DATA EXCERPT>
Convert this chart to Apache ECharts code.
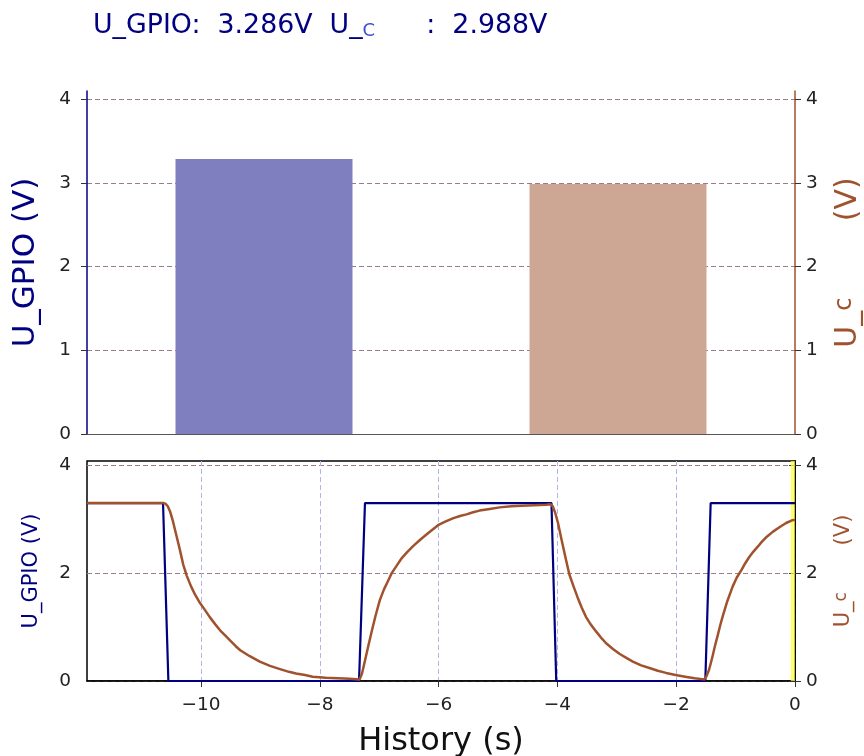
<!DOCTYPE html>
<html>
<head>
<meta charset="utf-8">
<script src="https://cdn.jsdelivr.net/npm/echarts@6/dist/echarts.min.js"></script>
<style>
html, body { margin: 0; padding: 0; background: #fff; overflow: hidden; }
#main { width: 864px; height: 756px; }
</style>
</head>
<body>
<div id="main"></div>
<script>
// current values (top bars)
var barNames = ['U_GPIO', 'U_C'];
var barValues = [3.286, 2.988];

// history traces, [t (s), U (V)]
var gpioHistory = [
    [-11.92, 3.30], [-10.64, 3.30], [-10.55, 0], [-7.34, 0], [-7.24, 3.30],
    [-4.10, 3.30], [-4.02, 0], [-1.51, 0], [-1.42, 3.30], [0, 3.30]
];
var ucHistory = [
    [-11.92, 3.30], [-10.64, 3.30], [-10.60, 3.29], [-10.56, 3.24], [-10.52, 3.14],
    [-10.47, 2.95], [-10.42, 2.72], [-10.36, 2.45], [-10.30, 2.16], [-10.24, 1.95],
    [-10.17, 1.76], [-10.10, 1.60], [-10.02, 1.45], [-9.93, 1.31], [-9.85, 1.18],
    [-9.76, 1.05], [-9.68, 0.94], [-9.59, 0.84], [-9.50, 0.74], [-9.42, 0.65],
    [-9.34, 0.57], [-9.18, 0.46], [-9.01, 0.36], [-8.84, 0.28], [-8.67, 0.22],
    [-8.52, 0.17], [-8.40, 0.14], [-8.25, 0.11], [-8.12, 0.08], [-7.90, 0.06],
    [-7.70, 0.05], [-7.50, 0.04], [-7.33, 0.03],
    [-7.29, 0.14], [-7.25, 0.33], [-7.19, 0.62], [-7.12, 0.95], [-7.06, 1.22],
    [-6.99, 1.50], [-6.92, 1.70], [-6.85, 1.86], [-6.79, 2.00], [-6.70, 2.15],
    [-6.62, 2.28], [-6.53, 2.39], [-6.43, 2.50], [-6.32, 2.61], [-6.20, 2.72],
    [-6.10, 2.81], [-6.01, 2.89], [-5.88, 2.96], [-5.75, 3.02], [-5.64, 3.06],
    [-5.53, 3.09], [-5.42, 3.13], [-5.31, 3.16], [-5.14, 3.19], [-4.97, 3.22],
    [-4.78, 3.24], [-4.60, 3.25], [-4.40, 3.26], [-4.19, 3.27], [-4.12, 3.28],
    [-4.08, 3.24], [-4.04, 3.13], [-3.99, 2.93], [-3.93, 2.62], [-3.87, 2.32],
    [-3.80, 1.98], [-3.73, 1.76], [-3.66, 1.55], [-3.59, 1.36], [-3.52, 1.19],
    [-3.44, 1.05], [-3.35, 0.92], [-3.27, 0.81], [-3.18, 0.70], [-3.06, 0.59],
    [-2.95, 0.50], [-2.84, 0.43], [-2.73, 0.36], [-2.59, 0.29], [-2.45, 0.24],
    [-2.31, 0.19], [-2.17, 0.15], [-2.01, 0.11], [-1.85, 0.08], [-1.69, 0.05],
    [-1.53, 0.03],
    [-1.49, 0.09], [-1.45, 0.20], [-1.42, 0.32], [-1.39, 0.45], [-1.35, 0.64],
    [-1.30, 0.85], [-1.26, 1.03], [-1.22, 1.19], [-1.14, 1.48], [-1.05, 1.75],
    [-0.98, 1.92], [-0.90, 2.06], [-0.84, 2.18], [-0.77, 2.30], [-0.70, 2.40],
    [-0.62, 2.50], [-0.56, 2.58], [-0.49, 2.66], [-0.37, 2.77], [-0.25, 2.86],
    [-0.15, 2.93], [-0.05, 2.98], [0, 2.988]
];

var topTicks = [0, 1, 2, 3, 4];
var bottomYTicks = [0, 2, 4];
var timeTicks = [-10, -8, -6, -4, -2, 0];

var NAVY = '#000080';
var SIENNA = '#a0522d';
var FONT = 'DejaVu Sans';

var myChart = echarts.init(document.getElementById('main'));

function minusSign(v)
{
    return String(v).replace('-', '\u2212');
}

function valueAxis(grid, pos, lineColor, ticks, max, split)
{
    return {
        type: 'value',
        gridIndex: grid,
        position: pos,
        min: 0,
        max: max,
        axisLine: { show: true, lineStyle: { color: lineColor, width: 1.5 } },
        axisTick: { show: true, inside: false, length: 6, customValues: ticks, lineStyle: { color: '#333' } },
        axisLabel: {
            customValues: ticks, fontFamily: FONT, fontSize: 18.5, color: '#222',
            margin: pos == 'left' ? 16 : 11
        },
        splitLine: {
            show: split,
            lineStyle: { color: '#9a7c90', type: [5, 3], width: 1 }
        }
    };
}

var yAxes = [
    valueAxis(0, 'left', NAVY, topTicks, 4.1, true),
    valueAxis(0, 'right', SIENNA, topTicks, 4.1, false),
    valueAxis(1, 'left', '#000', bottomYTicks, 4.08, true),
    valueAxis(1, 'right', '#000', bottomYTicks, 4.08, false)
];
yAxes[0].name = 'U_GPIO (V)';
yAxes[0].nameTextStyle = { fontFamily: FONT, fontSize: 31, color: NAVY };
yAxes[0].nameGap = 46;
yAxes[1].name = 'U_{c|c}        (V)';
yAxes[1].nameTextStyle = { fontFamily: FONT, fontSize: 30, color: SIENNA,
    rich: { c: { fontFamily: FONT, fontSize: 24, color: SIENNA, verticalAlign: 'top' } } };
yAxes[1].nameGap = 38;
yAxes[2].name = 'U_GPIO (V)';
yAxes[2].nameTextStyle = { fontFamily: FONT, fontSize: 21, color: NAVY };
yAxes[2].nameGap = 45;
yAxes[3].name = 'U_{c|c}       (V)';
yAxes[3].nameTextStyle = { fontFamily: FONT, fontSize: 21, color: SIENNA,
    rich: { c: { fontFamily: FONT, fontSize: 17, color: SIENNA, verticalAlign: 'top' } } };
yAxes[3].nameGap = 38;
for (var i = 0; i < yAxes.length; i++)
{
    yAxes[i].nameLocation = 'middle';
    yAxes[i].nameRotate = 90;
}

var option = {
    backgroundColor: '#fff',
    animation: false,
    title: {
        left: 88,
        top: 7,
        text: '{a|U_GPIO:  3.286V  U_}{b|C}{a|      :  2.988V}',
        textStyle: {
            fontWeight: 'normal',
            rich: {
                a: { fontFamily: FONT, fontSize: 26.8, fontWeight: 'normal', color: NAVY },
                b: { fontFamily: FONT, fontSize: 18, fontWeight: 'normal', color: '#3a4fd0', verticalAlign: 'bottom', padding: [10, 0, 0, 0] }
            }
        }
    },
    grid: [
        { left: 87, top: 91, width: 708, height: 343, outerBoundsMode: 'none' },
        { left: 87, top: 461, width: 708, height: 220, outerBoundsMode: 'none',
          show: true, borderColor: '#000', borderWidth: 1.5 }
    ],
    xAxis: [
        {
            type: 'category',
            gridIndex: 0,
            data: barNames,
            axisLine: { lineStyle: { color: '#555', width: 1 } },
            axisTick: { show: false },
            axisLabel: { show: false }
        },
        {
            type: 'value',
            gridIndex: 1,
            min: -11.92,
            max: 0,
            name: 'History (s)',
            nameLocation: 'middle',
            nameGap: 45,
            nameTextStyle: { fontFamily: FONT, fontSize: 32, color: '#111' },
            axisLine: { lineStyle: { color: '#000', width: 1.5 } },
            axisTick: { show: true, length: 6, customValues: timeTicks, lineStyle: { color: '#333' } },
            axisLabel: {
                customValues: timeTicks,
                fontFamily: FONT, fontSize: 18.5, color: '#222', margin: 15,
                formatter: minusSign
            },
            splitLine: { show: true, lineStyle: { color: '#b4b4ec', type: [5, 3], width: 1 } }
        }
    ],
    yAxis: yAxes,
    series: [
        {
            type: 'bar',
            xAxisIndex: 0,
            yAxisIndex: 0,
            barWidth: '50%',
            data: [
                { value: barValues[0], itemStyle: { color: '#7f7fc0' } },
                { value: barValues[1], itemStyle: { color: '#cda794' } }
            ]
        },
        {
            type: 'line',
            name: 'U_GPIO',
            xAxisIndex: 1,
            yAxisIndex: 2,
            showSymbol: false,
            data: gpioHistory,
            lineStyle: { color: NAVY, width: 2.2 },
            markArea: {
                silent: true,
                itemStyle: { color: 'rgba(255,255,60,0.75)' },
                data: [[{ xAxis: -0.07 }, { xAxis: 0 }]]
            }
        },
        {
            type: 'line',
            name: 'U_C',
            xAxisIndex: 1,
            yAxisIndex: 2,
            showSymbol: false,
            data: ucHistory,
            lineStyle: { color: SIENNA, width: 2.5, join: 'round' }
        }
    ]
};

myChart.setOption(option);
</script>
</body>
</html>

WHAT IS REQUIRED> Write down every line from the opening of the listing to the line with "var barValues = [3.286, 2.988];", both included, and nothing else; the pictures are omitted.

RESPONSE>
Convert this chart to Apache ECharts code.
<!DOCTYPE html>
<html>
<head>
<meta charset="utf-8">
<script src="https://cdn.jsdelivr.net/npm/echarts@6/dist/echarts.min.js"></script>
<style>
html, body { margin: 0; padding: 0; background: #fff; overflow: hidden; }
#main { width: 864px; height: 756px; }
</style>
</head>
<body>
<div id="main"></div>
<script>
// current values (top bars)
var barNames = ['U_GPIO', 'U_C'];
var barValues = [3.286, 2.988];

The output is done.